***** SUPPLIED RECORDS *****
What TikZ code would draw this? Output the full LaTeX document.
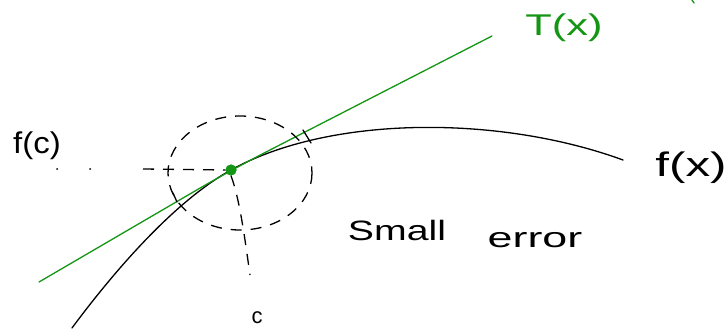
\documentclass[tikz,border=0pt]{standalone}
\usepackage{fontspec}
\setmainfont{Liberation Sans}
\definecolor{pen}{RGB}{20,150,20}
\begin{document}
\begin{tikzpicture}[x=1pt,y=-1pt,
  ink/.style={line width=1.3pt,line cap=round},
  dsh/.style={line width=1.3pt,dash pattern=on 11pt off 9pt},
  lbl/.style={inner sep=0pt,font=\fontsize{28}{28}\selectfont}]
\useasboundingbox[fill=white] (0,0) rectangle (727,331);
% point
\node[circle,fill=pen,inner sep=0pt,minimum width=11pt,minimum height=9pt] (p) at (231,170) {};
% curve f(x)
\draw[ink] (72,328) .. controls (115,270) and (175,201) .. (p.center) .. controls (330,115) and (500,115) .. (623,160);
% tangent T(x)
\draw[ink,pen,rounded corners=40pt] (39,282) -- (p.center) -- (492,36);
\node[circle,fill=pen,inner sep=0pt,minimum width=11pt,minimum height=9pt] at (p) {};
% dashed ellipse
\draw[dsh] (p.center) ++(9,3) ellipse[x radius=72,y radius=57];
% horizontal dashed guide
\coordinate (h0) at (143,169);
\draw[dsh] (h0) -- (p.west);
\fill (57,169) circle (1pt) (90,169) circle (1pt);
% vertical dashed guide
\coordinate (v1) at (250,275);
\draw[dsh] (p.south) .. controls (240,200) and (245,240) .. (v1);
% error ticks
\draw[ink] (303,130) -- (311,143);
\draw[ink] (173,193) -- (177,202);
\draw[ink,pen] (692,0) -- (694,3);
% labels
\node[lbl,font=\fontsize{30}{30}\selectfont,xscale=1.1] (fc) at (37,146) {f(c)};
\node[lbl,font=\fontsize{34}{34}\selectfont,xscale=1.45] (fx) at (691,168) {f(x)};
\node[lbl,pen,font=\fontsize{30}{30}\selectfont,xscale=1.45] (Tx) at (564,28) {T(x)};
\node[lbl,font=\fontsize{22}{22}\selectfont] (c) at (257,318) {c};
\node[lbl,xscale=1.4] (sm) at (397,230) {Small};
\node[lbl,xscale=1.6] (er) at (535,240) {error};
\end{tikzpicture}
\end{document}
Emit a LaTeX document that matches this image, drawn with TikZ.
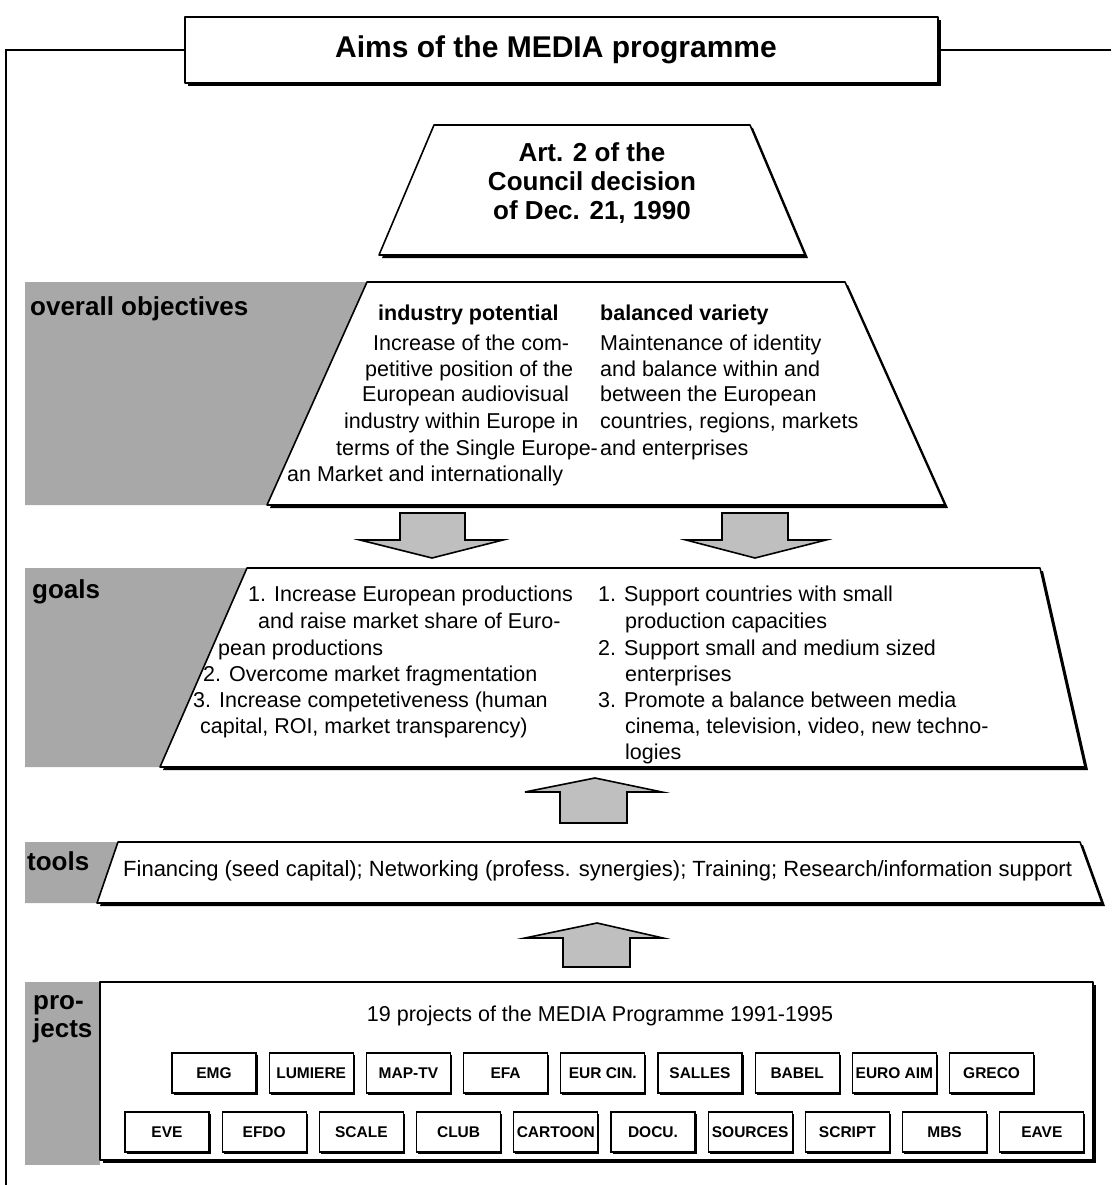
\documentclass[tikz,border=0pt]{standalone}
\usepackage{fontspec}
\setmainfont{Liberation Sans}
\newcommand\bodyf{\fontsize{21.5}{26}\selectfont}
\newcommand\toolf{\fontsize{22}{26}\selectfont}
\newcommand\labf{\fontsize{26}{28}\selectfont\bfseries}
\newcommand\boxf{\fontsize{15.5}{18}\selectfont\bfseries}
\newcommand\artf{\fontsize{26}{29}\selectfont\bfseries}
\newcommand\titf{\fontsize{30}{34}\selectfont\bfseries}
\begin{document}
\begin{tikzpicture}[x=1pt,y=-1pt,
  shadezone/.style={fill=black!34,draw=none},
  outl/.style={draw=black,line width=1.6pt,fill=white,line join=round},
  shad/.style={preaction={fill=black,transform canvas={shift={(3pt,-3pt)}}}},
  smallshad/.style={preaction={fill=black,transform canvas={shift={(1.5pt,-1.5pt)}}}},
  blockarrow/.style={draw=black,line width=1.6pt,fill=black!25,line join=miter},
  txt/.style={inner sep=0pt,font=\bodyf,anchor=base west},
  lab/.style={inner sep=0pt,font=\labf,anchor=base west},
  pbox/.style={draw=black,line width=1.3pt,fill=white,inner sep=0pt,
    minimum width=84pt,minimum height=40pt,font=\boxf,smallshad}
]
\useasboundingbox (0,0) rectangle (1111,1185);
\fill[white] (0,0) rectangle (1111,1185);

% frame
\coordinate (fl) at (6,50);
\coordinate (fb) at (6,1185);
\coordinate (fr) at (1111,50);

% title
\draw[outl,shad] (185,17) rectangle (938,83);
\node[font=\titf,inner sep=0pt] (title) at (556,50) {Aims of the MEDIA programme};
\draw[line width=1.6pt] (fb) -- (fl) -- (185,50);
\draw[line width=1.6pt] (938,50) -- (fr);

% Art. 2 trapezoid
\draw[outl,shad] (434,125) -- (750,125) -- (805,255) -- (379,255) -- cycle;
\node[font=\artf,align=center,inner sep=0pt] (art) at (592,183)
  {Art. 2 of the\\Council decision\\of Dec. 21, 1990};

% shaded label zones
\fill[shadezone] (25,282) -- (367,282) -- (267,505) -- (25,505) -- cycle;
\fill[shadezone] (25,568) -- (247,568) -- (160,767) -- (25,767) -- cycle;
\fill[shadezone] (25,842) -- (118,842) -- (97,903) -- (25,903) -- cycle;
\fill[shadezone] (25,982) -- (100,982) -- (100,1165) -- (25,1165) -- cycle;

\node[lab] (lobj) at (30,315) {overall objectives};
\node[lab] (lgoal) at (32,598) {goals};
\node[lab] (ltool) at (27,870) {tools};
\node[lab] (lpro) at (33,1009) {pro-};
\node[lab] (ljec) at (33,1037) {jects};

% overall objectives trapezoid
\draw[outl,shad] (367,282) -- (845,282) -- (945,505) -- (267,505) -- cycle;
\node[txt] (o1) at (378,320) {\bfseries industry potential};
\node[txt] (o2) at (373,350) {Increase of the com-};
\node[txt] (o3) at (365,376) {petitive position of the};
\node[txt] (o4) at (362,401) {European audiovisual};
\node[txt] (o5) at (344,428) {industry within Europe in};
\node[txt] (o6) at (336,455) {terms of the Single Europe-};
\node[txt] (o7) at (287,481) {an Market and internationally};
\node[txt] (p1) at (600,320) {\bfseries balanced variety};
\node[txt] (p2) at (600,350) {Maintenance of identity};
\node[txt] (p3) at (600,376) {and balance within and};
\node[txt] (p4) at (600,401) {between the European};
\node[txt] (p5) at (600,428) {countries, regions, markets};
\node[txt] (p6) at (600,455) {and enterprises};

% down arrows
\draw[blockarrow] (400,513) -- (465,513) -- (465,540) -- (503,540) -- (432,558) -- (360,540) -- (400,540) -- cycle;
\draw[blockarrow] (722,513) -- (788,513) -- (788,540) -- (826,540) -- (755,558) -- (686,540) -- (722,540) -- cycle;

% goals trapezoid
\draw[outl,shad] (247,568) -- (1040,568) -- (1085,767) -- (160,767) -- cycle;
\node[txt] (g1) at (248,601) {1. Increase European productions};
\node[txt] (g2) at (258,628) {and raise market share of Euro-};
\node[txt] (g3) at (218,655) {pean productions};
\node[txt] (g4) at (203,681) {2. Overcome market fragmentation};
\node[txt] (g5) at (193,707) {3. Increase competetiveness (human};
\node[txt] (g6) at (200,733) {capital, ROI, market transparency)};
\node[txt] (h1) at (598,601) {1. Support countries with small};
\node[txt] (h2) at (625,628) {production capacities};
\node[txt] (h3) at (598,655) {2. Support small and medium sized};
\node[txt] (h4) at (625,681) {enterprises};
\node[txt] (h5) at (598,707) {3. Promote a balance between media};
\node[txt] (h6) at (625,733) {cinema, television, video, new techno-};
\node[txt] (h7) at (625,759) {logies};

% up arrow 1
\draw[blockarrow] (560,823) -- (627,823) -- (627,792) -- (662,792) -- (595,778) -- (525,792) -- (560,792) -- cycle;

% tools trapezoid
\draw[outl,shad] (118,842) -- (1080,842) -- (1102,903) -- (97,903) -- cycle;
\node[txt,font=\toolf] (tools) at (123,876) {Financing (seed capital); Networking (profess. synergies); Training; Research/information support};

% up arrow 2
\draw[blockarrow] (563,967) -- (630,967) -- (630,938) -- (663,938) -- (597,923) -- (525,938) -- (563,938) -- cycle;

% projects box
\draw[outl,shad] (100,982) rectangle (1093,1160);
\node[font=\bodyf,inner sep=0pt,anchor=base] (ptitle) at (600,1021) {19 projects of the MEDIA Programme 1991-1995};

\foreach \t [count=\i] in {EMG,LUMIERE,MAP-TV,EFA,EUR CIN.,SALLES,BABEL,EURO AIM,GRECO}
  \node[pbox] (ra\i) at ({214+(\i-1)*97.2},1073) {\t};
\foreach \t [count=\i] in {EVE,EFDO,SCALE,CLUB,CARTOON,DOCU.,SOURCES,SCRIPT,MBS,EAVE}
  \node[pbox] (rb\i) at ({167+(\i-1)*97.2},1132) {\t};
\end{tikzpicture}
\end{document}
*****
**WRITTEN PROBLEM**
Above are some records. Reproduce the lines from the one with "Emit a LaTeX" down to the one with "2 of the\\Council", keeping both, and leave every picture out.

**TASK RESULT**
Emit a LaTeX document that matches this image, drawn with TikZ.
\documentclass[tikz,border=0pt]{standalone}
\usepackage{fontspec}
\setmainfont{Liberation Sans}
\newcommand\bodyf{\fontsize{21.5}{26}\selectfont}
\newcommand\toolf{\fontsize{22}{26}\selectfont}
\newcommand\labf{\fontsize{26}{28}\selectfont\bfseries}
\newcommand\boxf{\fontsize{15.5}{18}\selectfont\bfseries}
\newcommand\artf{\fontsize{26}{29}\selectfont\bfseries}
\newcommand\titf{\fontsize{30}{34}\selectfont\bfseries}
\begin{document}
\begin{tikzpicture}[x=1pt,y=-1pt,
  shadezone/.style={fill=black!34,draw=none},
  outl/.style={draw=black,line width=1.6pt,fill=white,line join=round},
  shad/.style={preaction={fill=black,transform canvas={shift={(3pt,-3pt)}}}},
  smallshad/.style={preaction={fill=black,transform canvas={shift={(1.5pt,-1.5pt)}}}},
  blockarrow/.style={draw=black,line width=1.6pt,fill=black!25,line join=miter},
  txt/.style={inner sep=0pt,font=\bodyf,anchor=base west},
  lab/.style={inner sep=0pt,font=\labf,anchor=base west},
  pbox/.style={draw=black,line width=1.3pt,fill=white,inner sep=0pt,
    minimum width=84pt,minimum height=40pt,font=\boxf,smallshad}
]
\useasboundingbox (0,0) rectangle (1111,1185);
\fill[white] (0,0) rectangle (1111,1185);

% frame
\coordinate (fl) at (6,50);
\coordinate (fb) at (6,1185);
\coordinate (fr) at (1111,50);

% title
\draw[outl,shad] (185,17) rectangle (938,83);
\node[font=\titf,inner sep=0pt] (title) at (556,50) {Aims of the MEDIA programme};
\draw[line width=1.6pt] (fb) -- (fl) -- (185,50);
\draw[line width=1.6pt] (938,50) -- (fr);

% Art. 2 trapezoid
\draw[outl,shad] (434,125) -- (750,125) -- (805,255) -- (379,255) -- cycle;
\node[font=\artf,align=center,inner sep=0pt] (art) at (592,183)
  {Art. 2 of the\\Council decision\\of Dec. 21, 1990};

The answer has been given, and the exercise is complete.